Le travail de l'escouade Marteau mènera à des arrestations avant les Fêtes. Néanmoins, ceux qui s'attendent à une opération spectaculaire resteront sur leur faim.

La Sûreté du Québec a actuellement dans sa ligne de mire une poignée d'entrepreneurs, surtout dans la couronne nord de Montréal, tous plus ou moins connus du grand public.

Pas de gros noms toutefois - on ne verra pas défiler devant les caméras des leaders syndicaux ou des magnats de l'industrie de la construction dont les noms font les manchettes depuis des mois.

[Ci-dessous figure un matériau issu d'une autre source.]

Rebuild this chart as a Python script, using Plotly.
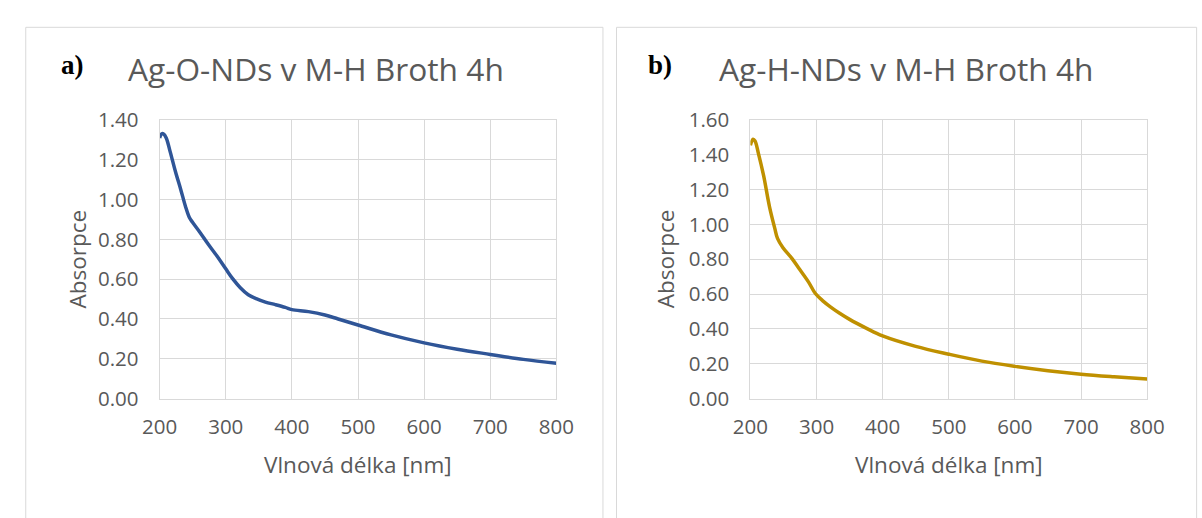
import plotly.graph_objects as go

# ---- data ----
wl_o = [200, 203, 206, 210, 216, 224, 232, 239, 245, 250, 260, 273, 287, 300, 311, 322, 334, 346, 360,
        375, 390, 400, 425, 450, 470, 500, 550, 600, 650, 700, 750, 800]
abs_o = [1.31, 1.33, 1.33, 1.31, 1.24, 1.14, 1.05, 0.967, 0.91, 0.885, 0.84, 0.778, 0.715, 0.652, 0.60,
         0.557, 0.522, 0.502, 0.485, 0.472, 0.458, 0.447, 0.437, 0.42, 0.40, 0.37, 0.32, 0.28, 0.248,
         0.222, 0.197, 0.177]

wl_h = [200, 204, 207, 212, 220, 229, 237, 241, 249, 263, 273, 288, 298, 310, 322, 335, 350, 375,
        400, 450, 500, 550, 600, 650, 700, 750, 800]
abs_h = [1.455, 1.49, 1.48, 1.41, 1.28, 1.10, 0.976, 0.92, 0.868, 0.804, 0.75, 0.669, 0.605,
         0.56, 0.524, 0.49, 0.455, 0.405, 0.36, 0.30, 0.255, 0.215, 0.185, 0.16, 0.14, 0.125, 0.112]

x_ticks = [200, 300, 400, 500, 600, 700, 800]
titles = ["Ag-O-NDs v M-H Broth 4h", "Ag-H-NDs v M-H Broth 4h"]
letters = ["a)", "b)"]
x_title = "Vlnová délka [nm]"
y_title = "Absorpce"

W, H = 1202, 518
GRID = "#d9d9d9"
TXT = "#595959"
FONT = "Open Sans"


def px(x):
    return x / W


def py(y):
    return 1 - y / H


fig = go.Figure()
fig.add_trace(go.Scatter(x=wl_o, y=abs_o, mode="lines", line=dict(color="#2F5597", width=3.5, shape="spline"),
                         xaxis="x", yaxis="y", showlegend=False))
fig.add_trace(go.Scatter(x=wl_h, y=abs_h, mode="lines", line=dict(color="#BF9000", width=3.5, shape="spline"),
                         xaxis="x2", yaxis="y2", showlegend=False))

# plot-area pixel positions and text anchors per panel
L = dict(x0=146, x1=555, y0=111, y1=405.5, letter=42, title=111, ytitle=61)
R = dict(x0=755, x1=1164, y0=111, y1=405.5, letter=647, title=721, ytitle=667)

ax_common = dict(showgrid=True, gridcolor=GRID, gridwidth=1, showline=True, linecolor=GRID, linewidth=1,
                 mirror=True, zeroline=False, ticks="", tickfont=dict(family=FONT, size=20.5, color=TXT))

fig.update_layout(
    width=W, height=H, margin=dict(l=0, r=0, t=0, b=0),
    paper_bgcolor="white", plot_bgcolor="white",
    xaxis=dict(domain=[px(L["x0"]), px(L["x1"])], range=[200, 800], tickvals=x_ticks,
               ticklabelstandoff=10, anchor="y", **ax_common),
    yaxis=dict(domain=[py(L["y1"]), py(L["y0"])], range=[0, 1.4], dtick=0.2, tickformat=".2f",
               ticklabelstandoff=16, anchor="x", **ax_common),
    xaxis2=dict(domain=[px(R["x0"]), px(R["x1"])], range=[200, 800], tickvals=x_ticks,
                ticklabelstandoff=10, anchor="y2", **ax_common),
    yaxis2=dict(domain=[py(R["y1"]), py(R["y0"])], range=[0, 1.6], dtick=0.2, tickformat=".2f",
                ticklabelstandoff=16, anchor="x2", **ax_common),
)

# panel borders
for (x0, x1) in [(8, 603), (617, 1215)]:
    fig.add_shape(type="rect", xref="paper", yref="paper", x0=px(x0), x1=px(x1), y0=py(540), y1=py(13),
                  line=dict(color=GRID, width=1), fillcolor="rgba(0,0,0,0)", layer="below")

anns = []
for i, P in enumerate([L, R]):
    anns.append(dict(text="<b>" + letters[i] + "</b>", x=px(P["letter"]), y=py(53), xanchor="left",
                     yanchor="middle", font=dict(family="Liberation Serif", size=27, color="black"),
                     showarrow=False, xref="paper", yref="paper"))
    anns.append(dict(text=titles[i], x=px(P["title"]), y=py(57), xanchor="left", yanchor="middle",
                     font=dict(family=FONT, size=31.7, color=TXT), showarrow=False,
                     xref="paper", yref="paper"))
    anns.append(dict(text=x_title, x=px((P["x0"] + P["x1"]) / 2), y=py(475), xanchor="center",
                     yanchor="middle", font=dict(family=FONT, size=22.5, color=TXT), showarrow=False,
                     xref="paper", yref="paper"))
    anns.append(dict(text=y_title, x=px(P["ytitle"]), y=py((P["y0"] + P["y1"]) / 2), xanchor="center",
                     yanchor="middle", textangle=-90, font=dict(family=FONT, size=22.5, color=TXT),
                     showarrow=False, xref="paper", yref="paper"))
fig.update_layout(annotations=anns)

fig.write_html("out.html", post_script="document.body.style.margin='0';document.body.style.overflow='hidden';")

Pas de «requins», mais tout au plus de six à dix «petits poissons rouges», des captures plutôt minuscules et plutôt proches de maires associés au Parti libéral.

Dans bien des cas, on a relevé des cadeaux inexplicables à des élus municipaux ou même à des fonctionnaires, des systèmes d'élections «clés en main», mécanique qui avait été bien identifiée par le Directeur général des élections il y a plus de 10 ans.

Pour ceux qui suivent depuis quelques mois les tribulations des élus municipaux dans des villes comme Terrebonne, Mascouche, Saint-Jérôme et Boisbriand, la rafle de Marteau aura un goût de déjà-vu. Notons qu'on n'a pas trouvé de ramifications politiques susceptibles de plonger dans l'embarras un membre du gouvernement.

Rien de spectaculaire

Les dossiers de Marteau représentent environ la moitié de ceux pour lesquels on pourra déposer des accusations avant la fin de l'année. «Les gens qui s'attendent à des choses spectaculaires vont être déçus», a dit un policier.

Dans les rangs policiers, on piaffait d'impatience parce que certains dossiers, en matière pénale, sont proches du délai de prescription de cinq ans. Le directeur des poursuites Louis Dionne a confirmé à La Presse cette semaine qu'il s'agit de dossiers de voies de fait simples touchant des gens de l'industrie de la construction.

À la Sûreté du Québec, on est estomaqué de voir que des gens qui semblent proches de l'ancien chef de la police de Montréal, Jacques Duchesneau, laissent entendre que les enquêteurs du ministère des Transports ont débusqué un système de collusion bien établi. Le Devoir a décrit cette semaine un réseau où un entrepreneur important de Montréal aurait la main haute sur l'ensemble du système de soumissions des contrats publics et distribuerait à tour de rôle l'accès aux appels d'offres entre les autres entreprises.

La police serait bien loin d'être arrivée à de telles conclusions. Les enquêteurs des Transports, qui travaillent de leur domicile, ont transmis à la police plus de renseignements que de dossiers ficelés, précisent des sources à la SQ. À Transports Québec, on indiquait la semaine dernière, dans les coulisses, que c'est six ou sept dossiers que l'équipe d'enquêteurs dirigée par Jacques Duchesneau avait transmis à l'escouade Marteau.

Échangeur Turcot

Du point de vue du ministère de Sam Hamad, on pressent que les acteurs dans le génie-conseil et la construction se positionnent déjà pour le projet de l'échangeur Turcot - un pactole de 3 milliards qui défoncera vraisemblablement les budgets.

Déjà on sait que les entrepreneurs et les concepteurs s'entendent facilement quand vient le temps de convaincre les responsables de chantiers du Ministère qu'il faut signer des ajouts, de coûteux «avenants» non prévus dans les contrats d'origine.

À la mi-septembre, les enquêteurs des Transports s'étaient rendus sur un chantier important en Montérégie. Dès le lendemain matin, un car de reportage se trouvait à la porte de Jean-Pierre Allaire, ancien agent officiel de la campagne de Jacques Duchesneau, pour faire enquête.

Du côté de la police, on tient à souligner qu'il s'agit de dossiers très complexes. La SQ a mis sept ans à épingler Maurice Boucher avec des preuves tangibles, de la drogue et des armes. Les dossiers de crimes économiques sont quant à eux bien plus difficiles à boucler.

La police a accueilli sourire en coin la mise en garde du directeur général des poursuites, Louis Dionne, qui a invité cette semaine les enquêteurs à cesser de lui mettre de la pression pour que les accusations soient déposées. Quand il était à la Sûreté du Québec, directeur de la lutte contre le crime organisé, le jeune Dionne n'hésitait pas à passer des coups de fil à la Couronne pour demander qu'elle presse le pas afin de déposer des accusations.